● Collected data:
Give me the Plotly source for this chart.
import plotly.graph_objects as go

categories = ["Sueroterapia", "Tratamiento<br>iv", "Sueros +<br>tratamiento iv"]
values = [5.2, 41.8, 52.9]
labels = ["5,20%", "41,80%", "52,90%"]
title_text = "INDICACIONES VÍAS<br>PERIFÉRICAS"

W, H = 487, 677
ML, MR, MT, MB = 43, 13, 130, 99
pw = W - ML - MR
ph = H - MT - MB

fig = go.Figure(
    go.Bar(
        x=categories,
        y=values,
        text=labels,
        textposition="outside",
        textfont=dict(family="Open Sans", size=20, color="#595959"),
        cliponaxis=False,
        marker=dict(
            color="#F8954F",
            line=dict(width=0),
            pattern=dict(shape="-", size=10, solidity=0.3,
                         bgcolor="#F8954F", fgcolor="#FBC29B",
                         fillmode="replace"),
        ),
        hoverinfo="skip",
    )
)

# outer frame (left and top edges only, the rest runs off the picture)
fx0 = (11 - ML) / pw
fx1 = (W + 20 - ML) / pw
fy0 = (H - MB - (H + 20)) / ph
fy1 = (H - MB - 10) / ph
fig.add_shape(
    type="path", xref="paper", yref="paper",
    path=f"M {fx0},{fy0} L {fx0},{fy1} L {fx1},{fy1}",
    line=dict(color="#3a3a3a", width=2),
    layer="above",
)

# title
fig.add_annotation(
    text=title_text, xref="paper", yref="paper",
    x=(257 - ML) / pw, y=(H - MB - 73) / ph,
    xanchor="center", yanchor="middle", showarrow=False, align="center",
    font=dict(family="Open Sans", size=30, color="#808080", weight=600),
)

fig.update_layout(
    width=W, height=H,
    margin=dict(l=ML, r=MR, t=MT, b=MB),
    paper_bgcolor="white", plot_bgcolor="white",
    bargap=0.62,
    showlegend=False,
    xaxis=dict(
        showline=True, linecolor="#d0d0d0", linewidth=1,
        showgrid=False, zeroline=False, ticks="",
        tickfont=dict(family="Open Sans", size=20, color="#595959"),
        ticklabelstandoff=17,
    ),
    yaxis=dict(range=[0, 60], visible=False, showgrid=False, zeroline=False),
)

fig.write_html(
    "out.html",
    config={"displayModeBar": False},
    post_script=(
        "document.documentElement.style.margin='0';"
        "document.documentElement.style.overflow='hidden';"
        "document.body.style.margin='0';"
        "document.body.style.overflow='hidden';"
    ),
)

● Instructions to follow: Extract the listing in its entirety and repeat it exactly.

● Final answer:
Give me the Plotly source for this chart.
import plotly.graph_objects as go

categories = ["Sueroterapia", "Tratamiento<br>iv", "Sueros +<br>tratamiento iv"]
values = [5.2, 41.8, 52.9]
labels = ["5,20%", "41,80%", "52,90%"]
title_text = "INDICACIONES VÍAS<br>PERIFÉRICAS"

W, H = 487, 677
ML, MR, MT, MB = 43, 13, 130, 99
pw = W - ML - MR
ph = H - MT - MB

fig = go.Figure(
    go.Bar(
        x=categories,
        y=values,
        text=labels,
        textposition="outside",
        textfont=dict(family="Open Sans", size=20, color="#595959"),
        cliponaxis=False,
        marker=dict(
            color="#F8954F",
            line=dict(width=0),
            pattern=dict(shape="-", size=10, solidity=0.3,
                         bgcolor="#F8954F", fgcolor="#FBC29B",
                         fillmode="replace"),
        ),
        hoverinfo="skip",
    )
)

# outer frame (left and top edges only, the rest runs off the picture)
fx0 = (11 - ML) / pw
fx1 = (W + 20 - ML) / pw
fy0 = (H - MB - (H + 20)) / ph
fy1 = (H - MB - 10) / ph
fig.add_shape(
    type="path", xref="paper", yref="paper",
    path=f"M {fx0},{fy0} L {fx0},{fy1} L {fx1},{fy1}",
    line=dict(color="#3a3a3a", width=2),
    layer="above",
)

# title
fig.add_annotation(
    text=title_text, xref="paper", yref="paper",
    x=(257 - ML) / pw, y=(H - MB - 73) / ph,
    xanchor="center", yanchor="middle", showarrow=False, align="center",
    font=dict(family="Open Sans", size=30, color="#808080", weight=600),
)

fig.update_layout(
    width=W, height=H,
    margin=dict(l=ML, r=MR, t=MT, b=MB),
    paper_bgcolor="white", plot_bgcolor="white",
    bargap=0.62,
    showlegend=False,
    xaxis=dict(
        showline=True, linecolor="#d0d0d0", linewidth=1,
        showgrid=False, zeroline=False, ticks="",
        tickfont=dict(family="Open Sans", size=20, color="#595959"),
        ticklabelstandoff=17,
    ),
    yaxis=dict(range=[0, 60], visible=False, showgrid=False, zeroline=False),
)

fig.write_html(
    "out.html",
    config={"displayModeBar": False},
    post_script=(
        "document.documentElement.style.margin='0';"
        "document.documentElement.style.overflow='hidden';"
        "document.body.style.margin='0';"
        "document.body.style.overflow='hidden';"
    ),
)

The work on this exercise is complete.